Llegó el invierno. Uno de ellos cogió un catarro. En comunión se lo
trasmitió a todos sin excepción. Todos se curaron a los pocos días, menos el
abuelo. Éste continuó exhibiendo síntomas y molestias, terribles según él
mismo, durante los meses siguientes. ¿Por qué llamaba la atención con ellos si
su actitud general era la de a quien le da lo mismo todo, estar aquí o allí,
ser o no ser? La respuesta será siempre un enigma. El viejo tosía, escupía y le
dolía el cuerpo entero hasta conseguir algo de caso. Quizás fuese eso…
Un domingo, un aburrido (como los
domingos suelen) domingo, la madre (única persona en el hogar con suficiente
autoridad para adoptar ese tipo de decisiones unilateralmente) cedió al
chantaje emocional del “¡Estoy mal! -
¿Qué le duele, padre? - ¡Todo!” y lo llevaron al centro de salud. En el
centro de salud el doctor de guardia, teniendo un exótico comportamiento de
dedicación que desmentía el contexto “de guardia” un domingo por la tarde (o
quizás por eso mismo y pasarle así la pelota a otro) ordenó ingresarle en el
hospital para una exhaustiva exploración. Se acababa de abrir el bote de la
mierda. Bueno, digamos mejor que el bote de la mierda ya estaba abierto y que
entonces, por primera vez, empezaron a entreoler su tufo.
La semana que el viejo estuvo
ingresado fue un infierno para todos. Mientras al anciano lo practicaban una
batería de pruebas, la madre, en su abnegado rol de redentorista, se tiraba los
días y las noches en el hospital. Para dramatizarlo más, apenas comió ni durmió
nada en ese periodo. Con ello acentuaba la proyección al mundo de su
preocupación absoluta. Fue una actitud sumamente inteligente en un momento en
el que lo que se pedía era, al contrario de esas chorradas de salvapatria,
utilidad y sentido práctico. El resto se apañó como pudo, aprendiendo un
ejemplo más de que el egoísmo es el motor que mueve al que medra. El viejo
mientras tanto estaba feliz siendo el centro, obligando a todo el colectivo,
tiranizando a los demás en la línea editorial que ordenaba que sus síntomas de
catarro estaban por encima del resto: puestos de trabajo, horario, vidas… Nadie
se imaginaba que fuese algo grave, aunque la gravedad no era una coyuntura descabellada
en el transcurso habitual de una vejez. Tantas veces había venido el lobo antes,
y las motivaciones individuales de la madre y del anciano en el asunto eran tan
intrínsecamente impostadas e individualistas (ambos satisfaciendo sus egos),
que el resto se hubo de volver cínico en legitima defensa.

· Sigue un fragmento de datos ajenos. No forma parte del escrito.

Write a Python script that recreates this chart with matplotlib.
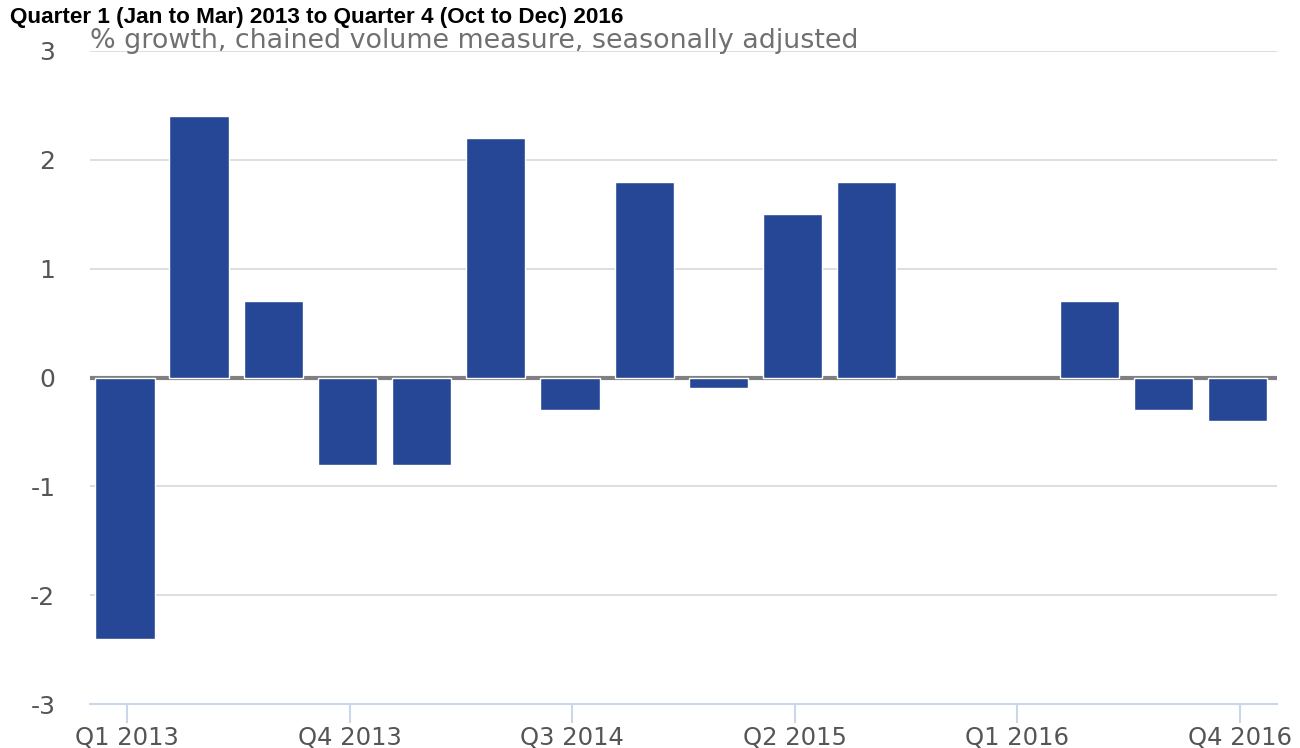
import matplotlib
matplotlib.use("Agg")
import matplotlib.pyplot as plt
import numpy as np

plt.rcParams['font.family'] = ['DejaVu Sans']

quarters = ["Q1 2013", "Q2 2013", "Q3 2013", "Q4 2013",
            "Q1 2014", "Q2 2014", "Q3 2014", "Q4 2014",
            "Q1 2015", "Q2 2015", "Q3 2015", "Q4 2015",
            "Q1 2016", "Q2 2016", "Q3 2016", "Q4 2016"]
growth = [-2.4, 2.4, 0.7, -0.8, -0.8, 2.2, -0.3, 1.8,
          -0.1, 1.5, 1.8, 0.0, 0.0, 0.7, -0.3, -0.4]
shown_ticks = [0, 3, 6, 9, 12, 15]
y_ticks = [-3, -2, -1, 0, 1, 2, 3]

fig = plt.figure(figsize=(13, 7.48), dpi=100)
ax = fig.add_axes([90 / 1300, 44 / 748, 1187 / 1300, 653 / 748])

x = np.arange(len(quarters))
ax.axhline(0, color="#808080", lw=3, zorder=2)
# zero-height bars get no white outline so the zero line stays unbroken
edge_w = [0 if v == 0 else 1 for v in growth]
ax.bar(x - 0.03, growth, width=0.8, color="#264796", edgecolor="white",
       linewidth=edge_w, zorder=3)

ax.set_xlim(-0.5, len(quarters) - 0.5)
ax.set_ylim(-3, 3)
ax.set_yticks(y_ticks)
ax.set_yticklabels([str(v) for v in y_ticks])
ax.set_xticks(shown_ticks)
ax.set_xticklabels([quarters[i] for i in shown_ticks])

ax.grid(axis="y", color="#d8d8d8", lw=1.2, zorder=0)
for s in ["top", "right", "left"]:
    ax.spines[s].set_visible(False)
ax.spines["bottom"].set_color("#ccd6eb")
ax.spines["bottom"].set_linewidth(1.5)
ax.tick_params(axis="x", colors="#ccd6eb", length=14, width=1.5, labelcolor="#555555",
               labelsize=17.5, pad=2)
ax.tick_params(axis="y", length=0, labelcolor="#555555", labelsize=18, pad=25)

fig.text(10 / 1300, 1 - 18 / 748, "Quarter 1 (Jan to Mar) 2013 to Quarter 4 (Oct to Dec) 2016",
         family="Liberation Sans", weight="bold", fontsize=16.2, va="center", ha="left")
fig.text(90 / 1300, 1 - 41 / 748, "% growth, chained volume measure, seasonally adjusted",
         color="#707070", fontsize=19.4, va="center", ha="left")

fig.savefig("out.png", dpi=100)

Al final de esa semana les
comunicaron los resultados. Era la receta definitiva. Al abuelo, según las
previsiones del equipo médico, le quedaban unos dos meses. La “noticia” la supo
todo el grupo familiar rápidamente, todos menos el afectado. ¿De qué hubiese
servido contárselo? A él se le colocó una mentira (quizás la coletilla
“piadosa” esté mejor puesta aquí que nunca) ambientada con sesiones en una
maquina de oxigeno.
En su regreso a casa lo instalaron en
el comedor, feudo del Señor Mono. Aunque pudiera parecer que era una manera de
arrinconarlo, de apartarlo en el trance para evitar la difícil conversación, y
convivencia, con alguien que ya no es, que solo está difiriendo un instante (el
último) ya concretado, no era así. No esquivaban la significación de la
desesperanza. Al contrario, era un detalle, era incluirlo en el espacio más
exclusivo y señalado del hogar. Allí trasladaron un butacón y una mesa camilla
en la que el anciano apoyaba los codos sobre el hule floreado. Allí continuó
como antes de la revelación de la verdad, haciendo una vida (o anti-vida) más propia de un tiesto que de un
humano. No era una novedad (aunque el diagnostico pretendiese matizar de eso
algo ya establecido de antemano), solo la suave progresión de la desidia, de la
decadencia, la derrota y el hundimiento.
De vez en cuando, cada día, se cruzaban la mirada vacía, casi bobina, del
silencioso viejo con los ojillos de plástico vidriado del Señor Mono. No se
decían nada porque, realmente, nada tenían que decirse. El Señor Mono, discreto
como siempre, se guardaba mucho de dar su opinión. Tampoco es que nadie se la
pidiera. Estaban todos muy ocupados con asuntos más apremiantes.